The only thing we can do is to hazard a hypothesis, to create a mythological figure, call it "human personality", and hope that circumstances will not by destroying us, prove our imaginative guesswork too hopelessly wrong. But myth for myth, human personality is preferable to God. We do at least know something of human personality, whereas of God we know nothing, and knowing nothing, are at liberty to invent as freely as we like.
If men had always tried to deal with the problem of love in terms of known human rather than of grotesquely imagined divine interests, there would have been less making of eunuchs for the Kingdom of Heaven’s sake, less persecution of sinners, less burning and imprisoning of the heretics of unnatural love, less grundy-ism, less comstockery, and at the same time less dirty Don-Juanism, less of that curiously malignant and vengeful love making so characteristic of the debauchee under a Christian dispensation.

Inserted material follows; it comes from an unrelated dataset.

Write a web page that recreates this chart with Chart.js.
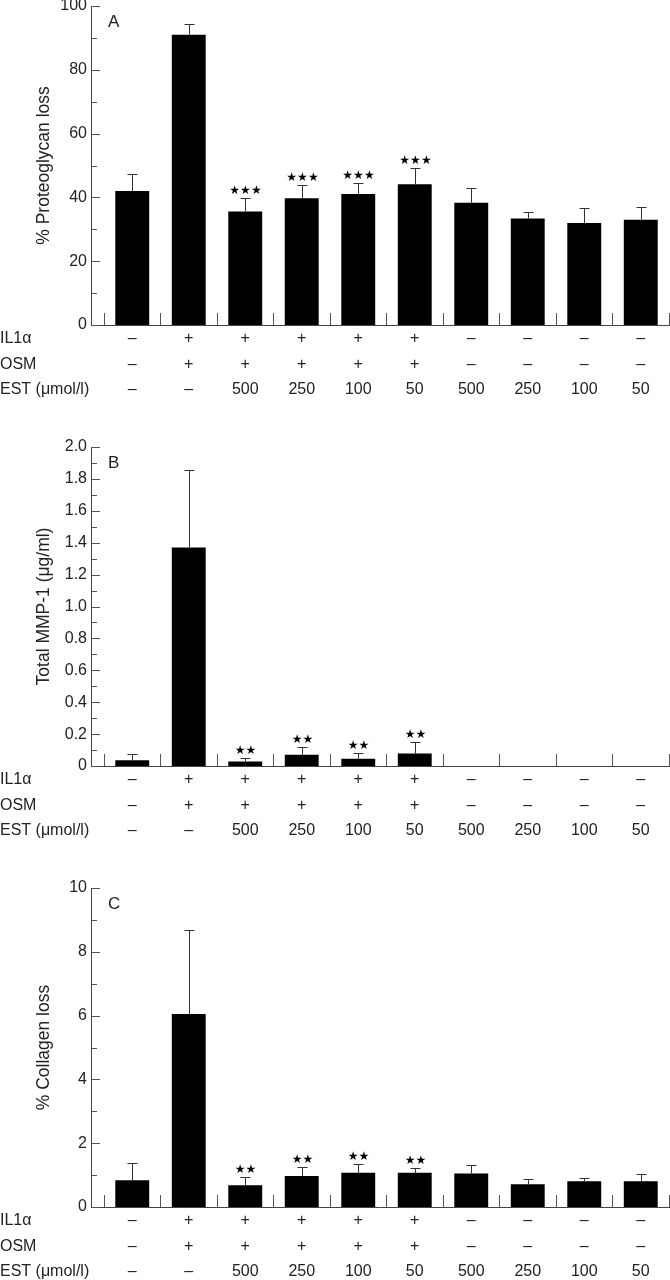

Reacting against the absurdities of the old mythology, the young have run into absurdities no less inordinate at the other end of the scale. A sordid and ignoble realism offers no resistance to the sexual impulse, which now spends itself purposelessly without producing love, or even, in the long run amusement, without enhancing vitality or quickening and deepening the rhythms of living.
Only a new mythology of nature, such as in modern times, Blake, Robert Burns, and Lawrence, have defined it; an untranscendental and (relatively speaking) realistic mythology of energy, life, and human personality will provide, it seems to me, the inward resistances necessary to turn sexual impulse into love and provide them in a form which the critical intelligence of post – Nietzsche-an youth can respect. By means of such a conception a new fashion in love may be created, a mode more beautiful and convenient, more healthful and elegant, than any seen among men since the days of remote and pagan antiquity.